Por Juan Garbín Vereda
A mi memoria llega, de tiempos atrás, cuando el trabajo de la mujer como ama de casa no se valoraba. Era un papel asignado y asumido: sus hijos, el marido, la casa, las tareas; sin escuchar nunca: “¿Cómo te ha ido?”, “¿Qué tal tu día?”, “¿Cómo estás?”. Mientras, ella: lavaba, zurcía, limpiaba, cocinaba…
Esa mujer sacrificada, dejando atrás un futuro a base de entregar amor, sacaba tiempo de donde no lo había, dejando horas de sueño y de sueños, por un trabajo no reconocido.
Multiplicando pesetas para que no faltara nada, arreglando ropa, preparando mochilas, apañando cualquier cosa, pasando de cama en cama arropando, velando, amando…

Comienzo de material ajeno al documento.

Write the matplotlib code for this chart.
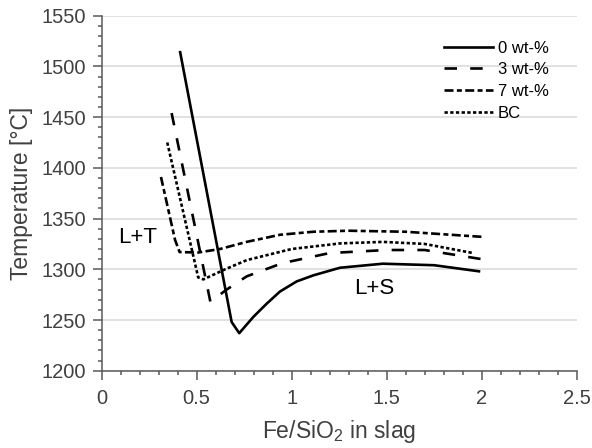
import matplotlib
matplotlib.use("Agg")
import matplotlib.pyplot as plt
from matplotlib.ticker import MultipleLocator

plt.rcParams['font.family'] = ['Liberation Sans', 'DejaVu Sans']
plt.rcParams['mathtext.default'] = 'regular'
plt.rcParams['lines.scale_dashes'] = False

# 0 wt-%
x0 = [0.413, 0.684, 0.724, 0.798, 0.868, 0.938, 1.026, 1.114, 1.254, 1.48, 1.75, 1.986]
t0 = [1514, 1248, 1237, 1253, 1266, 1278, 1288, 1294, 1301.5, 1305.5, 1304, 1298]
# 3 wt-%
x3 = [0.368, 0.572, 0.658, 0.763, 0.95, 1.2, 1.5, 1.7, 2.0]
t3 = [1454, 1268, 1280, 1293, 1306, 1316, 1319, 1319, 1310]
# 7 wt-%
x7 = [0.312, 0.386, 0.41, 0.507, 0.623, 0.763, 0.938, 1.114, 1.3, 1.6, 2.0]
t7 = [1391, 1329, 1317, 1316.5, 1320, 1327, 1334, 1337, 1338, 1337, 1332]
# BC
xbc = [0.345, 0.508, 0.535, 0.65, 0.763, 1.0, 1.255, 1.48, 1.7, 1.955]
tbc = [1425, 1292, 1290, 1300, 1309, 1320, 1325.5, 1327, 1325, 1316]

grey = '#595959'
txt = '#404040'

fig = plt.figure(figsize=(5.92, 4.48), dpi=100)
ax = fig.add_axes([0.1718, 0.1725, 0.8022, 0.7925])

lw = 1.9
ax.plot(x0, t0, color='black', lw=lw, label='0 wt-%')
ax.plot(x3, t3, color='black', lw=lw, linestyle=(0, (9, 9.5)), label='3 wt-%')
ax.plot(x7, t7, color='black', lw=lw, linestyle=(0, (6.5, 2.4, 3.6, 2.4)), label='7 wt-%')
ax.plot(xbc, tbc, color='black', lw=lw, linestyle=(0, (2.4, 1.7)), label='BC')

ax.set_xlim(0, 2.5)
ax.set_ylim(1200, 1550)
ax.xaxis.set_major_locator(MultipleLocator(0.5))
ax.xaxis.set_minor_locator(MultipleLocator(0.1))
ax.yaxis.set_major_locator(MultipleLocator(50))
ax.yaxis.set_minor_locator(MultipleLocator(10))
ax.set_xticks([0, 0.5, 1, 1.5, 2, 2.5], ['0', '0.5', '1', '1.5', '2', '2.5'])

ax.grid(axis='y', which='major', color='#d9d9d9', lw=1.1)
ax.set_axisbelow(True)
for s in ['top', 'right']:
    ax.spines[s].set_visible(False)
for s in ['left', 'bottom']:
    ax.spines[s].set_color(grey)
    ax.spines[s].set_linewidth(1.1)
ax.tick_params(which='major', direction='out', length=6.5, width=1.1, color=grey,
               labelsize=14.5, labelcolor=txt)
ax.tick_params(axis='x', which='major', pad=7)
ax.tick_params(axis='y', which='major', pad=5)
ax.tick_params(which='minor', direction='out', length=3.2, width=1.1, color=grey)

ax.set_xlabel('Fe/SiO$_2$ in slag', fontsize=16.5, color=txt, labelpad=7)
ax.set_ylabel('Temperature [°C]', fontsize=16.5, color=txt, labelpad=6)

ax.text(0.19, 1331, 'L+T', fontsize=16, color='black', ha='center', va='center')
ax.text(1.433, 1281.5, 'L+S', fontsize=16, color='black', ha='center', va='center')

ax.legend(loc='upper left', bbox_to_anchor=(0.689, 0.972), frameon=False, fontsize=12,
          handlelength=2.95, handletextpad=0.3, labelspacing=0.4)

fig.savefig('out.png', dpi=100)
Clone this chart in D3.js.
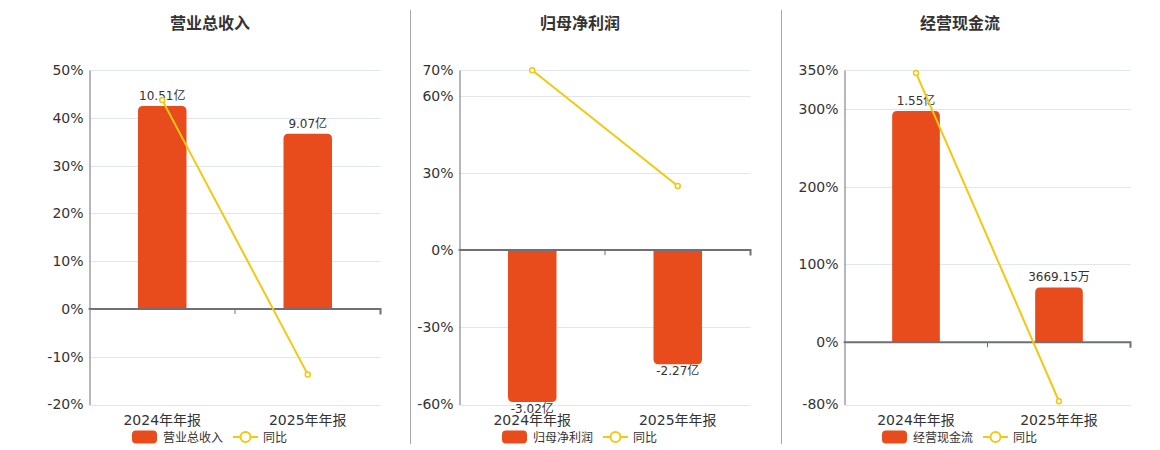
<!DOCTYPE html>
<html><head><meta charset="utf-8">
<script src="https://cdn.jsdelivr.net/npm/d3@7"></script>
<style>
html,body{margin:0;padding:0;background:#fff;}
svg{display:block;font-family:"DejaVu Sans","Noto Sans CJK SC",sans-serif;}
</style></head>
<body><svg id="c" width="1160" height="450"></svg>
<script>
// ---- data ----
const categories = ["2024年年报", "2025年年报"];

const revenueTitle = "营业总收入";
const revenue = [10.51, 9.07];            // 亿
const revenueLabels = ["10.51亿", "9.07亿"];
const revenueYoY = [43.7, -13.7];         // %
const revenueTicks = [-20, -10, 0, 10, 20, 30, 40, 50];

const profitTitle = "归母净利润";
const profit = [-3.02, -2.27];            // 亿
const profitLabels = ["-3.02亿", "-2.27亿"];
const profitYoY = [69.9, 24.9];
const profitTicks = [-60, -30, 0, 30, 60, 70];

const cashTitle = "经营现金流";
const cash = [1.55, 0.366915];            // 亿
const cashLabels = ["1.55亿", "3669.15万"];
const cashYoY = [346.3, -75.8];
const cashTicks = [-80, 0, 100, 200, 300, 350];

const yoyName = "同比";

// ---- style / layout ----
const BAR = "#e84c1d", LINE = "#f2c811", GRID = "#e0e6f1", AXIS = "#6e7079", TXT = "#333";
const TOP = 70, BOTTOM = 404.5;

const panels = [
  {title: revenueTitle, bars: revenue, labels: revenueLabels, yoy: revenueYoY, ticks: revenueTicks,
   left: 89.5, right: 380.5, cx: 210, barRef: 12.37},
  {title: profitTitle, bars: profit, labels: profitLabels, yoy: profitYoY, ticks: profitTicks,
   left: 459.5, right: 750.5, cx: 580, barRef: -3.07},
  {title: cashTitle, bars: cash, labels: cashLabels, yoy: cashYoY, ticks: cashTicks,
   left: 844.5, right: 1130.5, cx: 960, barRef: 1.824}
];

const svg = d3.select("#c");

// dividers
[410.5, 781.5].forEach(x => svg.append("line").attr("x1", x).attr("x2", x)
  .attr("y1", 10).attr("y2", 444).attr("stroke", "#a8a8a8").attr("stroke-width", 1));

function roundedBar(x, w, y0, y1, r) {
  // rounded corners at the far end from zero
  const up = y1 < y0;
  const h = Math.abs(y1 - y0);
  r = Math.min(r, h / 2, w / 2);
  if (up) {
    return `M${x},${y0}V${y1 + r}Q${x},${y1} ${x + r},${y1}H${x + w - r}Q${x + w},${y1} ${x + w},${y1 + r}V${y0}Z`;
  } else {
    return `M${x},${y0}V${y1 - r}Q${x},${y1} ${x + r},${y1}H${x + w - r}Q${x + w},${y1} ${x + w},${y1 - r}V${y0}Z`;
  }
}

panels.forEach(p => {
  const g = svg.append("g");
  const ext = d3.extent(p.ticks);
  const y = d3.scaleLinear().domain(ext).range([BOTTOM, TOP]);
  const x = d3.scaleBand().domain(categories).range([p.left, p.right]);
  // hidden bar axis, zero aligned with the percent axis
  const refPct = p.barRef >= 0 ? ext[1] : ext[0];
  const yb = d3.scaleLinear().domain([0, p.barRef]).range([y(0), y(refPct)]);

  // title
  g.append("text").attr("x", p.cx).attr("y", 29).attr("text-anchor", "middle")
    .attr("font-size", 16).attr("font-weight", "bold").attr("fill", TXT)
    .style("font-family", "'Noto Sans CJK SC',sans-serif").text(p.title);

  // grid
  g.selectAll(".grid").data(p.ticks.filter(t => t !== 0)).enter().append("line")
    .attr("x1", p.left).attr("x2", p.right)
    .attr("y1", d => Math.round(y(d)) + 0.5).attr("y2", d => Math.round(y(d)) + 0.5)
    .attr("stroke", GRID).attr("stroke-width", 1);

  // y axis
  const ya = d3.axisLeft(y).tickValues(p.ticks).tickSize(0).tickPadding(6).tickFormat(d => d + "%");
  const yg = g.append("g").attr("transform", `translate(${p.left},0)`).call(ya);
  yg.select(".domain").attr("stroke", AXIS).attr("stroke-width", 1);
  yg.selectAll("text").attr("font-size", 14).attr("fill", TXT)
    .style("font-family", "'DejaVu Sans',sans-serif");

  // bars
  const bw = x.bandwidth() / 3;
  g.selectAll(".bar").data(p.bars).enter().append("path")
    .attr("d", (d, i) => roundedBar(x(categories[i]) + (x.bandwidth() - bw) / 2, bw, y(0), yb(d), 5))
    .attr("fill", BAR);

  // bar labels
  g.selectAll(".bl").data(p.bars).enter().append("text")
    .attr("x", (d, i) => x(categories[i]) + x.bandwidth() / 2)
    .attr("y", d => d >= 0 ? yb(d) - 6 : yb(d) + 11)
    .attr("text-anchor", "middle").attr("font-size", 12).attr("fill", TXT)
    .text((d, i) => p.labels[i]);

  // zero axis
  const za = d3.axisBottom(x).tickSize(5).tickFormat("");
  const zg = g.append("g").attr("transform", `translate(0,${y(0)})`).call(za);
  zg.select(".domain").attr("stroke", AXIS).attr("stroke-width", 2)
    .attr("d", `M${p.left},0.5V0H${p.right}V5.5`);
  zg.selectAll(".tick line").attr("stroke", AXIS)
    .attr("transform", `translate(${x.bandwidth() / 2},0)`);
  zg.selectAll(".tick").filter((d, i) => i === categories.length - 1).remove();

  // x labels
  g.selectAll(".xl").data(categories).enter().append("text")
    .attr("x", d => x(d) + x.bandwidth() / 2).attr("y", 425)
    .attr("text-anchor", "middle").attr("font-size", 14).attr("fill", TXT).text(d => d);

  // yoy line
  const line = d3.line().x((d, i) => x(categories[i]) + x.bandwidth() / 2).y(d => y(d));
  g.append("path").datum(p.yoy).attr("d", line).attr("fill", "none")
    .attr("stroke", LINE).attr("stroke-width", 2);
  g.selectAll(".pt").data(p.yoy).enter().append("circle")
    .attr("cx", (d, i) => x(categories[i]) + x.bandwidth() / 2).attr("cy", d => y(d))
    .attr("r", 2.5).attr("fill", "#fff").attr("stroke", LINE).attr("stroke-width", 1.5);

  // legend
  const lx = p.cx - 78, ly = 437;
  g.append("rect").attr("x", lx).attr("y", ly - 6.5).attr("width", 25).attr("height", 13)
    .attr("rx", 4).attr("fill", BAR);
  g.append("text").attr("x", lx + 31).attr("y", ly + 4.5).attr("font-size", 12).attr("fill", TXT)
    .style("font-family", "'Noto Sans CJK SC',sans-serif").text(p.title);
  g.append("line").attr("x1", lx + 101).attr("x2", lx + 126).attr("y1", ly).attr("y2", ly)
    .attr("stroke", LINE).attr("stroke-width", 2);
  g.append("circle").attr("cx", lx + 113.5).attr("cy", ly).attr("r", 5)
    .attr("fill", "#fff").attr("stroke", LINE).attr("stroke-width", 2);
  g.append("text").attr("x", lx + 131).attr("y", ly + 4.5).attr("font-size", 12).attr("fill", TXT)
    .style("font-family", "'Noto Sans CJK SC',sans-serif").text(yoyName);
});
</script></body></html>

Sabia sin saber leer, economista sin saber matemáticas, todo siempre a base de amor, navegando en el mar del olvido, donde nadie se preocupaba por ellas ni se acordaba de ellas.
Desde este escrito reclamo, si no se ha hecho ya, un monumento para que lo vea todo el mundo; al ama de casa, a la mujer del campo, a ese ángel abnegado que siempre dio su vida por los demás.
Quiero decir en voz alta, que lo escuchen todos, que cuando se ponga malita, se ponga viejita, la dejen donde ha hecho vigilia, donde ha sido bruja santa, donde ha parido, ha trabajado, ha sufrido y ha amado: en su casa.
Un abrazo fraternal a todas las mujeres.